* _Data shown_

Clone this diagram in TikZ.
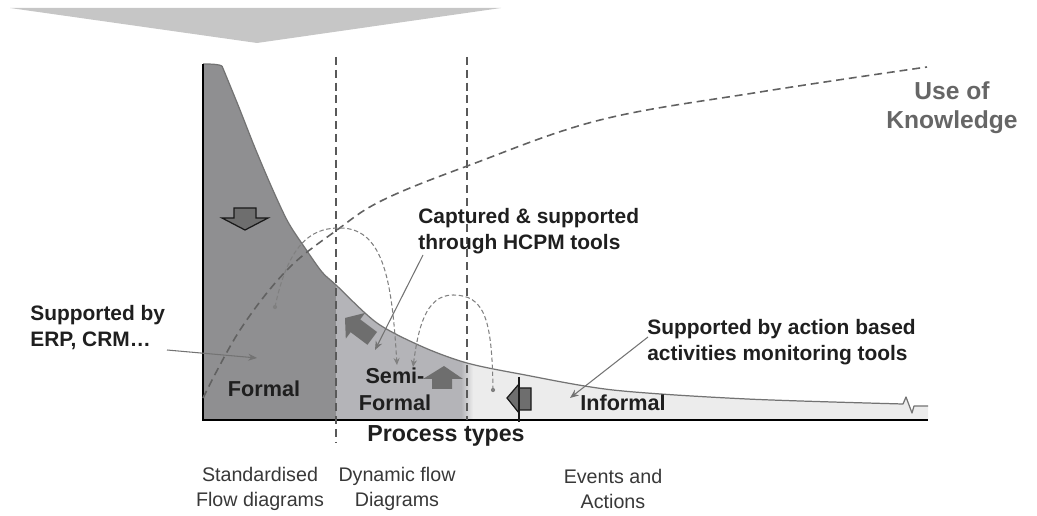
\documentclass[tikz,border=0pt]{standalone}
\usepackage{fontspec}
\setmainfont{Liberation Sans}
\usetikzlibrary{arrows.meta}
\definecolor{formalc}{HTML}{8F8F91}
\definecolor{semic}{HTML}{B4B4B8}
\definecolor{informc}{HTML}{ECECEC}
\definecolor{bannerc}{HTML}{C6C6C6}
\definecolor{arrowc}{HTML}{6E6E6E}
\begin{document}
\begin{tikzpicture}[x=0.02cm,y=-0.02cm,
  lbl/.style={font=\bfseries\fontsize{11.9}{14.8}\selectfont, text=black!88, align=left, inner sep=0, anchor=west},
  region/.style={font=\bfseries\fontsize{12.3}{15.4}\selectfont, text=black!88, align=center, inner sep=0},
  bottomlbl/.style={font=\fontsize{11.2}{14.2}\selectfont, text=black!78, align=center, inner sep=0},
  knowlbl/.style={font=\bfseries\fontsize{14}{16.5}\selectfont, text=black!60, align=center, inner sep=0},
  callout/.style={draw=black!55, line width=0.6pt, -{Stealth[length=5pt,width=4pt]}},
  vdash/.style={draw=black!65, line width=0.7pt, dash pattern=on 4.5pt off 2.8pt},
  kdash/.style={draw=black!62, line width=0.9pt, dash pattern=on 4.5pt off 2.8pt},
  loopline/.style={draw=black!50, line width=0.6pt, dash pattern=on 2.5pt off 1.5pt, -{Stealth[length=4pt,width=3.5pt]}},
  outlinedarrow/.style={fill=arrowc, draw=black!90, line width=0.7pt, line join=miter},
  softarrow/.style={fill=arrowc}
]
\useasboundingbox (0,0) rectangle (1037,516);

% banner
\fill[bannerc] (10,8) -- (501,8) -- (257,43) -- cycle;

% regions under the curve
\begin{scope}
\clip (203,420) -- (203,64) .. controls (214,64) and (219,64.5) .. (222,66)
  -- plot[smooth, tension=0.5] coordinates {(222,66) (238,105) (255,148) (272,188) (288,222) (305,248) (322,272) (336,285) (377,323) (423,347) (467,363) (520,374) (613,390) (747,399) (903,404)}
  -- (906,397) -- (912,413) -- (914,406) -- (928,406) -- (928,420) -- cycle;
\fill[formalc] (200,40) rectangle (336,425);
\fill[semic] (336,40) rectangle (467,425);
\fill[informc] (467,40) rectangle (930,425);
\shade[left color=semic, right color=informc] (461,40) rectangle (473,425);
\end{scope}

% curve outline
\draw[black!55, line width=0.7pt] (203,64) .. controls (214,64) and (219,64.5) .. (222,66);
\draw[black!55, line width=0.7pt, line join=round]
  plot[smooth, tension=0.5] coordinates {(222,66) (238,105) (255,148) (272,188) (288,222) (305,248) (322,272) (336,285) (377,323) (423,347) (467,363) (520,374) (613,390) (747,399) (903,404)}
  -- (906,397) -- (912,413) -- (914,406) -- (928,406);

% axes
\draw[black, line width=1.1pt] (203,64) -- (203,421);
\draw[black, line width=1.3pt] (202,420) -- (928,420);

% vertical dashed separators
\draw[vdash] (336,57) -- (336,442);
\draw[vdash] (467,57) -- (467,420);

% use of knowledge curve
\draw[kdash] plot[smooth, tension=0.6] coordinates {(203,398) (240,330) (287,270) (337,230) (383,200) (470,165) (600,120) (760,92) (927,67)};

% dashed loops
\coordinate (l1s) at (275,307);
\coordinate (l1e) at (397,365);
\coordinate (l2s) at (493,390);
\coordinate (l2e) at (413,367);
\fill[black!50] (l1s) circle (1.2pt);
\fill[black!50] (l2s) circle (1.2pt);
\draw[loopline] (l1s) .. controls (290,235) and (318,228) .. (340,228) .. controls (385,228) and (392,285) .. (l1e);
\draw[loopline] (l2s) .. controls (492,320) and (485,295) .. (453,295) .. controls (425,295) and (418,330) .. (l2e);

% block arrows
\draw[outlinedarrow] (234,208) -- (256,208) -- (256,218) -- (268,218) -- (245,230) -- (222,218) -- (234,218) -- cycle;
\draw[outlinedarrow] (507,398) -- (519,384) -- (519,388) -- (531,388) -- (531,410) -- (519,410) -- (519,413) -- cycle;
\draw[black!90, line width=0.7pt] (519,377) -- (519,422);
\fill[softarrow] (444,366) -- (463,379) -- (452,379) -- (452,389) -- (432,389) -- (432,379) -- (423,379) -- cycle;
\fill[softarrow] (345,318) -- (365,313) -- (360.2,319.4) -- (377,332) -- (367.4,344.8) -- (350.6,332.2) -- (345.8,338.6) -- cycle;

% labels
\node[lbl] (erp) at (30,328) {Supported by\\ERP, CRM\dots};
\node[lbl] (hcpm) at (418,231) {Captured \& supported\\through HCPM tools};
\node[lbl] (action) at (647,342) {Supported by action based\\activities monitoring tools};
\node[knowlbl] (know) at (952,108) {Use of\\Knowledge};
\node[region] (formal) at (264,389) {Formal};
\node[region] (semi) at (395,389) {Semi-\\Formal};
\node[region] (informal) at (623,403) {Informal};
\node[font=\bfseries\fontsize{13.2}{15}\selectfont, text=black!88, inner sep=0] (ptypes) at (446,436) {Process types};
\node[bottomlbl] (std) at (260,489) {Standardised\\Flow diagrams};
\node[bottomlbl] (dyn) at (397,489) {Dynamic flow\\Diagrams};
\node[bottomlbl] (ev) at (613,489) {Events and\\Actions};

% callouts
\coordinate (c1s) at (167,350);
\coordinate (c1e) at (257,358);
\coordinate (c2s) at (423,255);
\coordinate (c2e) at (375,350);
\coordinate (c3s) at (648,337);
\coordinate (c3e) at (570,398);
\draw[callout] (c1s) -- (c1e);
\draw[callout] (c2s) -- (c2e);
\draw[callout] (c3s) -- (c3e);
\end{tikzpicture}
\end{document}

* _Problem_
Your task is to repeat the data above exactly while excluding the pictures.

* _Problem solution_
Clone this diagram in TikZ.
\documentclass[tikz,border=0pt]{standalone}
\usepackage{fontspec}
\setmainfont{Liberation Sans}
\usetikzlibrary{arrows.meta}
\definecolor{formalc}{HTML}{8F8F91}
\definecolor{semic}{HTML}{B4B4B8}
\definecolor{informc}{HTML}{ECECEC}
\definecolor{bannerc}{HTML}{C6C6C6}
\definecolor{arrowc}{HTML}{6E6E6E}
\begin{document}
\begin{tikzpicture}[x=0.02cm,y=-0.02cm,
  lbl/.style={font=\bfseries\fontsize{11.9}{14.8}\selectfont, text=black!88, align=left, inner sep=0, anchor=west},
  region/.style={font=\bfseries\fontsize{12.3}{15.4}\selectfont, text=black!88, align=center, inner sep=0},
  bottomlbl/.style={font=\fontsize{11.2}{14.2}\selectfont, text=black!78, align=center, inner sep=0},
  knowlbl/.style={font=\bfseries\fontsize{14}{16.5}\selectfont, text=black!60, align=center, inner sep=0},
  callout/.style={draw=black!55, line width=0.6pt, -{Stealth[length=5pt,width=4pt]}},
  vdash/.style={draw=black!65, line width=0.7pt, dash pattern=on 4.5pt off 2.8pt},
  kdash/.style={draw=black!62, line width=0.9pt, dash pattern=on 4.5pt off 2.8pt},
  loopline/.style={draw=black!50, line width=0.6pt, dash pattern=on 2.5pt off 1.5pt, -{Stealth[length=4pt,width=3.5pt]}},
  outlinedarrow/.style={fill=arrowc, draw=black!90, line width=0.7pt, line join=miter},
  softarrow/.style={fill=arrowc}
]
\useasboundingbox (0,0) rectangle (1037,516);

% banner
\fill[bannerc] (10,8) -- (501,8) -- (257,43) -- cycle;

% regions under the curve
\begin{scope}
\clip (203,420) -- (203,64) .. controls (214,64) and (219,64.5) .. (222,66)
  -- plot[smooth, tension=0.5] coordinates {(222,66) (238,105) (255,148) (272,188) (288,222) (305,248) (322,272) (336,285) (377,323) (423,347) (467,363) (520,374) (613,390) (747,399) (903,404)}
  -- (906,397) -- (912,413) -- (914,406) -- (928,406) -- (928,420) -- cycle;
\fill[formalc] (200,40) rectangle (336,425);
\fill[semic] (336,40) rectangle (467,425);
\fill[informc] (467,40) rectangle (930,425);
\shade[left color=semic, right color=informc] (461,40) rectangle (473,425);
\end{scope}

% curve outline
\draw[black!55, line width=0.7pt] (203,64) .. controls (214,64) and (219,64.5) .. (222,66);
\draw[black!55, line width=0.7pt, line join=round]
  plot[smooth, tension=0.5] coordinates {(222,66) (238,105) (255,148) (272,188) (288,222) (305,248) (322,272) (336,285) (377,323) (423,347) (467,363) (520,374) (613,390) (747,399) (903,404)}
  -- (906,397) -- (912,413) -- (914,406) -- (928,406);

% axes
\draw[black, line width=1.1pt] (203,64) -- (203,421);
\draw[black, line width=1.3pt] (202,420) -- (928,420);

% vertical dashed separators
\draw[vdash] (336,57) -- (336,442);
\draw[vdash] (467,57) -- (467,420);

% use of knowledge curve
\draw[kdash] plot[smooth, tension=0.6] coordinates {(203,398) (240,330) (287,270) (337,230) (383,200) (470,165) (600,120) (760,92) (927,67)};

% dashed loops
\coordinate (l1s) at (275,307);
\coordinate (l1e) at (397,365);
\coordinate (l2s) at (493,390);
\coordinate (l2e) at (413,367);
\fill[black!50] (l1s) circle (1.2pt);
\fill[black!50] (l2s) circle (1.2pt);
\draw[loopline] (l1s) .. controls (290,235) and (318,228) .. (340,228) .. controls (385,228) and (392,285) .. (l1e);
\draw[loopline] (l2s) .. controls (492,320) and (485,295) .. (453,295) .. controls (425,295) and (418,330) .. (l2e);

% block arrows
\draw[outlinedarrow] (234,208) -- (256,208) -- (256,218) -- (268,218) -- (245,230) -- (222,218) -- (234,218) -- cycle;
\draw[outlinedarrow] (507,398) -- (519,384) -- (519,388) -- (531,388) -- (531,410) -- (519,410) -- (519,413) -- cycle;
\draw[black!90, line width=0.7pt] (519,377) -- (519,422);
\fill[softarrow] (444,366) -- (463,379) -- (452,379) -- (452,389) -- (432,389) -- (432,379) -- (423,379) -- cycle;
\fill[softarrow] (345,318) -- (365,313) -- (360.2,319.4) -- (377,332) -- (367.4,344.8) -- (350.6,332.2) -- (345.8,338.6) -- cycle;

% labels
\node[lbl] (erp) at (30,328) {Supported by\\ERP, CRM\dots};
\node[lbl] (hcpm) at (418,231) {Captured \& supported\\through HCPM tools};
\node[lbl] (action) at (647,342) {Supported by action based\\activities monitoring tools};
\node[knowlbl] (know) at (952,108) {Use of\\Knowledge};
\node[region] (formal) at (264,389) {Formal};
\node[region] (semi) at (395,389) {Semi-\\Formal};
\node[region] (informal) at (623,403) {Informal};
\node[font=\bfseries\fontsize{13.2}{15}\selectfont, text=black!88, inner sep=0] (ptypes) at (446,436) {Process types};
\node[bottomlbl] (std) at (260,489) {Standardised\\Flow diagrams};
\node[bottomlbl] (dyn) at (397,489) {Dynamic flow\\Diagrams};
\node[bottomlbl] (ev) at (613,489) {Events and\\Actions};

% callouts
\coordinate (c1s) at (167,350);
\coordinate (c1e) at (257,358);
\coordinate (c2s) at (423,255);
\coordinate (c2e) at (375,350);
\coordinate (c3s) at (648,337);
\coordinate (c3e) at (570,398);
\draw[callout] (c1s) -- (c1e);
\draw[callout] (c2s) -- (c2e);
\draw[callout] (c3s) -- (c3e);
\end{tikzpicture}
\end{document}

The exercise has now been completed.